The study found that children who fare poorly in a range of IQ and EQ tests are substantially more likely to harbor prejudiced beliefs and socially-conservative politics in adulthood.
Though it is no longer politically correct to call underperforming children “dumb” or “slow” — and though formal intelligence tests remain under fire from a diverse group of skeptics — there will always exist, mathematically, the bottom 50 percent of any curve. This survey has found a robust correlation between that bottom 50 percent of yesterday’s children and the ingrained dogmatism of today’s social conservatives.
Even more recently we’ve seen a study in “Personality and Social Psychology Bulletin,” another prominent journal, which connects political conservatism with “low-effort thinking” similar to that of people under the influence of alcohol or other distractions.
“When effortful, deliberate thought is disengaged,” the report concludes, “endorsement of conservative ideology increases.”
To explain their conclusions, both studies surmised a mechanism that is solidly in line with our intuition that a vicious cycle exists between weak minds and mistaken ideologies.
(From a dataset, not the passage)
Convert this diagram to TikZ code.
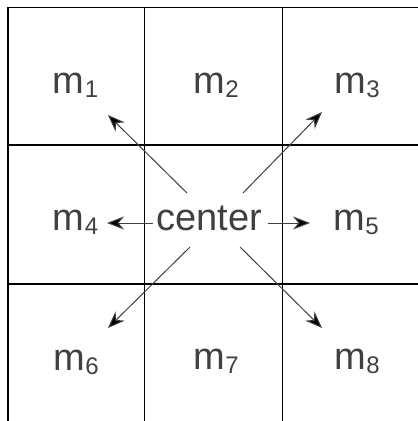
\documentclass[tikz,border=0pt]{standalone}
\usepackage{fontspec}
\setmainfont{Liberation Sans}
\usetikzlibrary{arrows.meta}
\definecolor{txt}{HTML}{404040}
\definecolor{arr}{HTML}{404040}
\newcommand\msub[1]{\kern0.5pt\raisebox{-4.5pt}{\fontsize{24}{24}\selectfont #1}}
\tikzset{
  grid line/.style={line width=1.6pt, black},
  lab/.style={inner sep=0pt, anchor=base, text=txt, font=\fontsize{38}{40}\selectfont},
  ptr/.style={line width=1pt, draw=arr, -{Stealth[length=17pt,width=13pt,inset=5.5pt,fill=black]}}
}
\begin{document}
\begin{tikzpicture}[x=1pt,y=-1pt]
\useasboundingbox (0,0) rectangle (418,421);
% grid
\draw[grid line] (8,421) -- (8,7.5) -- (418,7.5);
\draw[grid line] (144.5,7.5) -- (144.5,421);
\draw[grid line] (282.5,7.5) -- (282.5,421);
\draw[grid line] (8,145) -- (418,145);
\draw[grid line] (8,284) -- (418,284);
% labels
\node[lab] (m1) at (75.5,93) {m\msub{1}};
\node[lab] (m2) at (216,93) {m\msub{2}};
\node[lab] (m3) at (357,93) {m\msub{3}};
\node[lab] (m4) at (75.5,230) {m\msub{4}};
\node[lab] (c) at (209.5,230) {center};
\node[lab] (m5) at (356,230) {m\msub{5}};
\node[lab] (m6) at (76,370) {m\msub{6}};
\node[lab] (m7) at (216,369) {m\msub{7}};
\node[lab] (m8) at (357,369) {m\msub{8}};
% arrow anchors
\coordinate (s1) at (187,193);
\coordinate (t1) at (108,115);
\coordinate (s3) at (243,193);
\coordinate (t3) at (322,112);
\coordinate (s4) at (153,223);
\coordinate (t4) at (107,223);
\coordinate (s5) at (268,223);
\coordinate (t5) at (310,223);
\coordinate (s6) at (190,247);
\coordinate (t6) at (108,328);
\coordinate (s8) at (240,247);
\coordinate (t8) at (322,328);
\draw[ptr] (s1) -- (t1);
\draw[ptr] (s3) -- (t3);
\draw[ptr] (s4) -- (t4);
\draw[ptr] (s5) -- (t5);
\draw[ptr] (s6) -- (t6);
\draw[ptr] (s8) -- (t8);
\end{tikzpicture}
\end{document}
Those of weaker intelligence, if intelligence does prove something that is weaker or stronger in some more than in others, gravitate towards socially conservative modes of thought, which stress innate resistance to change and progress and too often extrapolate to the extremist platitudes which breed prejudice.
Granted, there are obviously many sharp conservative minds out there — even if they are often difficult to locate in the mainstream of conservative media. Clearly you don’t get to being a diabolically successful conservative kingpin such as Mitt Romney or Roger Ailes by being unintelligent. But this survey seems to show how so many dunderheads seem to flock to Tea Party rallies, and how stupidity is less of an errant trait that emerges in the voting booth and more of a seed that is sown and tended to over the coarse of an entire lifetime by the conservative power elite.
What is it about the socially conservative ideology that is so enticing to these kinds of low-effort, change-resisting thinkers? I suspect it has something to do with being caught in a reality tunnel, a kind of wishful thinking in which order and simplicity governs one’s experience.
Conservative ideologies love artificial order. Often times, the validation of the sense of purpose at the heart of the conservative worldview is religious or economic in nature — Weber’s “Christian Protestant Work Ethic” remaining the most comprehensive explanation for the Christian right’s curious endorsement of capitalism — and there was perhaps once a time when social conservatism accurately descried the world. But for the last century, at least, their reasoning has been hopelessly misapplied.
Simply put, conservatism oversimplifies a postmodern reality. To say that reality is complicated is an almost comic understatement, but nevertheless, what we see from social conservatism these days is merely a reaction to the diminishing presence of objective truth in our politics. In a relatively sudden halt, we have realized that no one party lays claim to the way the world actually is; we interact, at best, with mere simulations.
Postmodernism is not inherently political, but in practice, it is very threatening to the intertwined theism and capitalism at the core of social conservatism. The more obsolete these doctrines of simplification become in a society that increasingly demands moral relativism, the more vehement and prejudiced the conservative response.
Assuming the psychologists’ conclusions are sound, the question is ultimately what do we make of the grating voice of conservatism in today’s theater. Are conservatives just the prejudiced consequences of dim-witted children, to be discounted and removed from political sphere in the interest of society’s good health? Or must we just ignore them and continue to allow our democracy to grant their clinically-misguided views a token of validity?